The 65-year-old investment banker and philanthropist, who ran the city’s school district from 2018-21, is planning to announce his candidacy Monday.
Beutner questioned Bass’ record on crime and development issues, but focused his most withering criticism on her response to January’s devastating Palisades Fire, having had said that the city showed a “failure of leadership” as historically strong winds spread flames through the expensive coastal enclave, gutting thousands of homes and killing 12 people.
The fire damaged Beutner’s house, and his mother-in-law’s home was destroyed.
An after-action report issued by the Los Angeles Fire Department last week said the department experienced poor communication, inexperienced leadership, a lack of resources and an ineffective process for recalling firefighters back to work during the crisis.
In light of the report, Bass has promised to make changes.
“When you have broken hydrants, a reservoir that’s broken and is out of action, broken [fire] trucks that you can’t dispatch ahead of time, when you don’t pre-deploy at the adequate level, when you don’t choose to hold over the Monday firefighters to be there on Tuesday to help fight the fire — to me, it’s a failure of leadership,” Beutner said.
“At the end of the day, the buck stops with the mayor,” he said.
The Mayor’s Office was reached for a comment Sunday morning, but did not immediately hear back.
Beutner was briefly publisher of The Times from 2014-15. He was also a deputy mayor of Los Angeles from 2010-13, during former Mayor Antonio Villaraigosa’s second term.

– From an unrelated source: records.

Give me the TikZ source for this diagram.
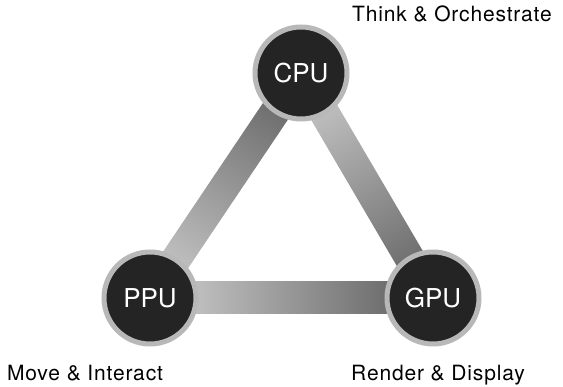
\documentclass[tikz,border=0pt]{standalone}
\usepackage{fontspec}
\setmainfont{TeX Gyre Heros}
\newfontfamily\capfont[LetterSpace=4]{TeX Gyre Heros}
\begin{document}
\begin{tikzpicture}[x=1pt,y=1pt,
  unit/.style={circle, fill=black!86, draw=black!28, line width=5pt, minimum size=92pt, inner sep=0pt, text=white, font=\fontsize{26}{26}\selectfont},
  caption/.style={text=black, font=\capfont\fontsize{21}{21}\selectfont, inner sep=0pt, anchor=base},
  barfill/.style={left color=black!18, right color=black!64}
]
\useasboundingbox (0,0) rectangle (563,387);
\coordinate (C) at (301,314);
\coordinate (P) at (150,89);
\coordinate (G) at (433,89);
% bars
\begin{scope}[transform canvas={shift={(P)}, rotate=0}]
  \shade[barfill] (0,-16) rectangle (283,16);
\end{scope}
\begin{scope}[transform canvas={shift={(P)}, rotate=56.1}]
  \shade[barfill] (0,-15) rectangle (271,15);
\end{scope}
\begin{scope}[transform canvas={shift={(C)}, rotate=-59.6}]
  \shade[barfill] (0,-15) rectangle (261,15);
\end{scope}
% units
\node[unit] (cpu) at (C) {CPU};
\node[unit] (ppu) at (P) {PPU};
\node[unit] (gpu) at (G) {GPU};
% captions
\node[caption] (think) at (452,365) {Think \& Orchestrate};
\node[caption] (move) at (85,6.5) {Move \& Interact};
\node[caption] (render) at (438,6.5) {Render \& Display};
\end{tikzpicture}
\end{document}
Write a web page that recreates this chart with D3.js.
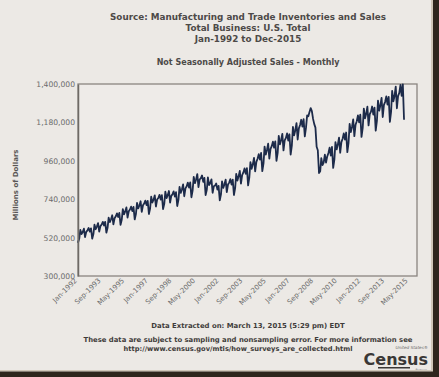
<!DOCTYPE html>
<html>
<head>
<meta charset="utf-8">
<script src="https://cdn.jsdelivr.net/npm/d3@7"></script>
<style>
html,body{margin:0;padding:0;background:#ece9e5;}
svg{display:block;}
text{font-family:"DejaVu Sans",Verdana,sans-serif;}
</style>
</head>
<body>
<svg id="chart" width="439" height="377"></svg>
<script>
// ---- Data (millions of dollars, not seasonally adjusted, monthly) ----
const startMonth = "1992-01";
const v1992 = [490000,513000,564000,540000,552000,571000,523000,553000,561000,575000,554000,573000];
const v1993 = [514000,540000,594000,568000,583000,603000,554000,586000,595000,610000,589000,610000];
const v1994 = [548000,576000,634000,609000,625000,648000,596000,631000,642000,659000,638000,661000];
const v1995 = [593000,622000,683000,653000,670000,693000,635000,671000,681000,697000,672000,696000];
const v1996 = [624000,655000,719000,687000,704000,728000,667000,705000,715000,732000,706000,730000];
const v1997 = [655000,687000,754000,721000,737000,762000,698000,738000,747000,765000,738000,763000];
const v1998 = [683000,713000,783000,746000,763000,787000,720000,759000,769000,785000,755000,780000];
const v1999 = [701000,736000,810000,776000,796000,825000,757000,802000,814000,835000,807000,836000];
const v2000 = [751000,789000,868000,832000,853000,884000,809000,853000,861000,876000,840000,862000];
const v2001 = [764000,794000,865000,821000,833000,854000,777000,814000,818000,830000,795000,816000];
const v2002 = [733000,768000,842000,805000,824000,852000,780000,824000,835000,855000,824000,852000];
const v2003 = [764000,803000,885000,847000,871000,902000,829000,878000,893000,916000,886000,918000];
const v2004 = [819000,863000,952000,914000,940000,977000,899000,954000,972000,998000,967000,1005000];
const v2005 = [901000,945000,1041000,996000,1022000,1058000,972000,1028000,1044000,1070000,1035000,1071000];
const v2006 = [960000,1005000,1103000,1054000,1079000,1114000,1020000,1077000,1091000,1117000,1076000,1112000];
const v2007 = [996000,1047000,1154000,1106000,1135000,1176000,1082000,1146000,1165000,1195000,1156000,1199000];
const v2008 = [1100000,1150000,1220000,1215000,1240000,1262000,1245000,1200000,1170000,1150000,1040000,1020000];
const v2009 = [890000,900000,975000,935000,950000,995000,950000,985000,1005000,1035000,990000,1040000];
const v2010 = [919000,967000,1067000,1025000,1053000,1093000,1006000,1067000,1086000,1117000,1081000,1122000];
const v2011 = [1010000,1062000,1171000,1124000,1154000,1197000,1101000,1167000,1187000,1220000,1180000,1224000];
const v2012 = [1097000,1148000,1259000,1203000,1230000,1270000,1163000,1227000,1242000,1271000,1225000,1265000];
const v2013 = [1133000,1188000,1305000,1247000,1278000,1321000,1211000,1280000,1298000,1329000,1282000,1326000];
const v2014 = [1183000,1240000,1361000,1301000,1331000,1385000,1261000,1332000,1349000,1395000,1332000,1398000];
const v2015 = [1195000];

const yTicks = [300000,520000,740000,960000,1180000,1400000];
const xTickLabels = ["Jan-1992","Sep-1993","May-1995","Jan-1997","Sep-1998","May-2000","Jan-2002",
  "Sep-2003","May-2005","Jan-2007","Sep-2008","May-2010","Jan-2012","Sep-2013","May-2015"];

const titleLines = ["Source: Manufacturing and Trade Inventories and Sales","Total Business: U.S. Total","Jan-1992 to Dec-2015"];
const subtitle = "Not Seasonally Adjusted Sales - Monthly";
const yLabel = "Millions of Dollars";
const footer1 = "Data Extracted on: March 13, 2015 (5:29 pm) EDT";
const footer2 = "These data are subject to sampling and nonsampling error. For more information see";
const footer3 = "http://www.census.gov/mtis/how_surveys_are_collected.html";

// ---- Build series ----
const allValues = [].concat(v1992,v1993,v1994,v1995,v1996,v1997,v1998,v1999,v2000,v2001,v2002,v2003,
  v2004,v2005,v2006,v2007,v2008,v2009,v2010,v2011,v2012,v2013,v2014,v2015);
const parseM = d3.timeParse("%Y-%m");
const parseL = d3.timeParse("%b-%Y");
const t0 = parseM(startMonth);
const series = allValues.map((v,i)=>({date:d3.timeMonth.offset(t0,i), value:v}));

const svg = d3.select("#chart");
const L=78, R=417, T=84, B=276;

const x = d3.scaleTime().domain([parseM("1992-01"), parseM("2015-12")]).range([L,R]);
const y = d3.scaleLinear().domain([300000,1400000]).range([B,T]);

// frame
svg.append("rect").attr("x",L).attr("y",T).attr("width",R-L).attr("height",B-T)
  .attr("fill","#eeebe8").attr("stroke","#8a8580").attr("stroke-width",1.3);

// line
svg.append("path").datum(series)
  .attr("fill","none").attr("stroke","#1d2b4a").attr("stroke-width",1.8)
  .attr("stroke-linejoin","round")
  .attr("d", d3.line().x(d=>x(d.date)).y(d=>y(d.value)));

// y axis
const yAxis = svg.append("g").attr("transform",`translate(${L},0)`)
  .call(d3.axisLeft(y).tickValues(yTicks).tickSize(0).tickPadding(3).tickFormat(d3.format(",")));
yAxis.select(".domain").attr("stroke","#6e6a66").attr("stroke-width",1.5);
yAxis.selectAll("text").attr("fill","#6b6b6b").attr("font-size","7.6px").attr("font-family","DejaVu Sans");

// x axis
const xAxis = svg.append("g").attr("transform",`translate(0,${B})`)
  .call(d3.axisBottom(x).tickValues(xTickLabels.map(s=>parseL(s))).tickSize(0).tickFormat(d3.timeFormat("%b-%Y")));
xAxis.select(".domain").remove();
xAxis.selectAll("text").attr("fill","#6b6b6b").attr("font-size","7px").attr("font-family","DejaVu Sans")
  .attr("text-anchor","end").attr("dy",null).attr("y",0)
  .attr("transform","translate(-1,5) rotate(-45)");

// titles
svg.append("g").selectAll("text").data(titleLines).join("text")
  .attr("x",248).attr("y",(d,i)=>20+i*11.2).attr("text-anchor","middle")
  .attr("font-weight","bold").attr("font-size","8.8px").attr("fill","#4d4a48")
  .text(d=>d);
svg.append("text").attr("x",248).attr("y",65).attr("text-anchor","middle")
  .attr("font-weight","bold").attr("font-size","8px").attr("fill","#4d4a48").text(subtitle);

svg.append("text").attr("transform","translate(18,185) rotate(-90)").attr("text-anchor","middle")
  .attr("font-weight","bold").attr("font-size","7px").attr("fill","#5a5755").text(yLabel);

svg.append("text").attr("x",248).attr("y",328).attr("text-anchor","middle")
  .attr("font-weight","bold").attr("font-size","6.9px").attr("fill","#3f3c3a").text(footer1);
svg.append("text").attr("x",248).attr("y",342).attr("text-anchor","middle")
  .attr("font-weight","bold").attr("font-size","6.85px").attr("fill","#3f3c3a").text(footer2);
svg.append("text").attr("x",238).attr("y",351).attr("text-anchor","middle")
  .attr("font-weight","bold").attr("font-size","6.7px").attr("fill","#3f3c3a").text(footer3);

// Census logo
const logo = svg.append("g");
logo.append("text").attr("x",428).attr("y",348.5).attr("text-anchor","end")
  .attr("font-size","4.2px").attr("font-style","italic").attr("fill","#6a6866").text("United States\u00ae");
logo.append("text").attr("x",428).attr("y",365).attr("text-anchor","end")
  .attr("font-family","Liberation Sans").attr("font-weight","bold").attr("font-size","16px").attr("fill","#3a3836").text("Census");
logo.append("rect").attr("x",378).attr("y",367).attr("width",32).attr("height",1.5).attr("fill","#3a3836");
logo.append("text").attr("x",427).attr("y",370.8).attr("text-anchor","end")
  .attr("font-size","3.2px").attr("fill","#6a6866").text("Bureau");

// photo frame edges
svg.append("rect").attr("x",431).attr("y",0).attr("width",2).attr("height",377).attr("fill","#cfc6b8");
svg.append("rect").attr("x",433).attr("y",0).attr("width",6).attr("height",377).attr("fill","#2e261d");
svg.append("rect").attr("x",0).attr("y",370).attr("width",433).attr("height",1.5).attr("fill","#cfc6b8");
svg.append("rect").attr("x",0).attr("y",371.5).attr("width",439).attr("height",6).attr("fill","#2e261d");
</script>
</body>
</html>
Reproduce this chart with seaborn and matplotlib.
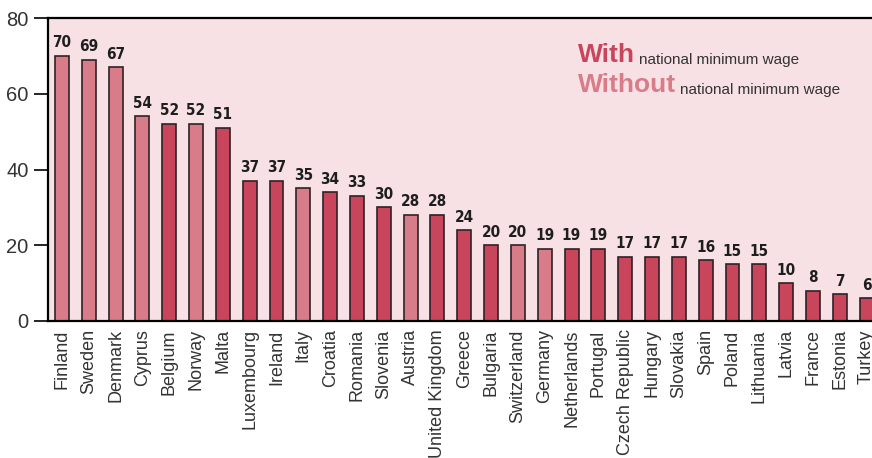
import matplotlib
matplotlib.use("Agg")
import matplotlib.pyplot as plt
import seaborn as sns
import pandas as pd

countries = ["Finland", "Sweden", "Denmark", "Cyprus", "Belgium", "Norway", "Malta",
             "Luxembourg", "Ireland", "Italy", "Croatia", "Romania", "Slovenia", "Austria",
             "United Kingdom", "Greece", "Bulgaria", "Switzerland", "Germany", "Netherlands",
             "Portugal", "Czech Republic", "Hungary", "Slovakia", "Spain", "Poland",
             "Lithuania", "Latvia", "France", "Estonia", "Turkey"]
values = [70, 69, 67, 54, 52, 52, 51, 37, 37, 35, 34, 33, 30, 28, 28, 24, 20, 20, 19, 19,
          19, 17, 17, 17, 16, 15, 15, 10, 8, 7, 6]
without_mw = {"Finland", "Sweden", "Denmark", "Cyprus", "Norway", "Italy", "Austria",
              "Switzerland", "Germany"}
status = ["Without" if c in without_mw else "With" for c in countries]

dark = "#c8455c"
light = "#d97c89"
bg = "#f7e1e4"

df = pd.DataFrame({"country": countries, "value": values, "status": status})

sns.set_theme(style="white")
plt.rcParams["font.family"] = ["Liberation Sans", "DejaVu Sans"]

fig = plt.figure(figsize=(8.72, 4.58), dpi=100)
ax = fig.add_axes([48 / 872, 1 - 321 / 458, (880 - 48) / 872, (321 - 18) / 458])
ax.set_facecolor(bg)

sns.barplot(data=df, x="country", y="value", hue="status",
            palette={"With": dark, "Without": light}, dodge=False, width=0.52,
            saturation=1, edgecolor="#2e2226", linewidth=1.2, legend=False, ax=ax)

for cont in ax.containers:
    ax.bar_label(cont, padding=4, fontsize=11, fontweight="bold",
                 family="DejaVu Sans", fontstretch="condensed", color="#1e1e1e")

ax.set_ylim(0, 80)
ax.set_xlim(-0.52, 30.5)
ax.set_yticks([0, 20, 40, 60, 80])
ax.tick_params(axis="y", length=10, width=1.2, color="black", labelsize=14.5,
               labelcolor="#333333", left=True, pad=4)
ax.tick_params(axis="x", length=0, labelsize=13, labelcolor="#333333", pad=6)
plt.setp(ax.get_xticklabels(), rotation=90)
ax.set_xlabel("")
ax.set_ylabel("")

for side in ["left", "top", "bottom"]:
    ax.spines[side].set_color("black")
    ax.spines[side].set_linewidth(1.6)
ax.spines["right"].set_visible(False)

# legend drawn as text pairs: bold keyword followed by description
for word, color, base_y in [("With", dark, 62), ("Without", light, 92)]:
    key = fig.text(578 / 872, 1 - base_y / 458, word, color=color, fontsize=19,
                   fontweight="bold", ha="left", va="baseline")
    ax.annotate("national minimum wage", xy=(1, 0), xycoords=key,
                xytext=(3, 0), textcoords="offset points", color="#333333",
                fontsize=11, ha="left", va="bottom")

fig.savefig("out.png", dpi=100)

Developer Rick Caruso, who lost to Bass in 2022, is also a possible candidate in 2026. Caruso also owns property in Pacific Palisades and has also been a vocal critic of Bass’ leadership during the fire crisis, writing on social media last week that “Her and the city’s incompetence, mismanagement, and failure to plan, prepare, and predeploy directly led to people dying, thousands of lives being upended, and put on full display the consequences of ineffective and incapable leadership.”
Bass fired back on Wednesday.
“Well, the way he characterized me sounded like Trump,” she said. “But I just was saddened by it, honestly, because that response was beneath him. This is when the city needs to stand together. Why would you do that? So he’s better than that and I was just disappointed and sad.”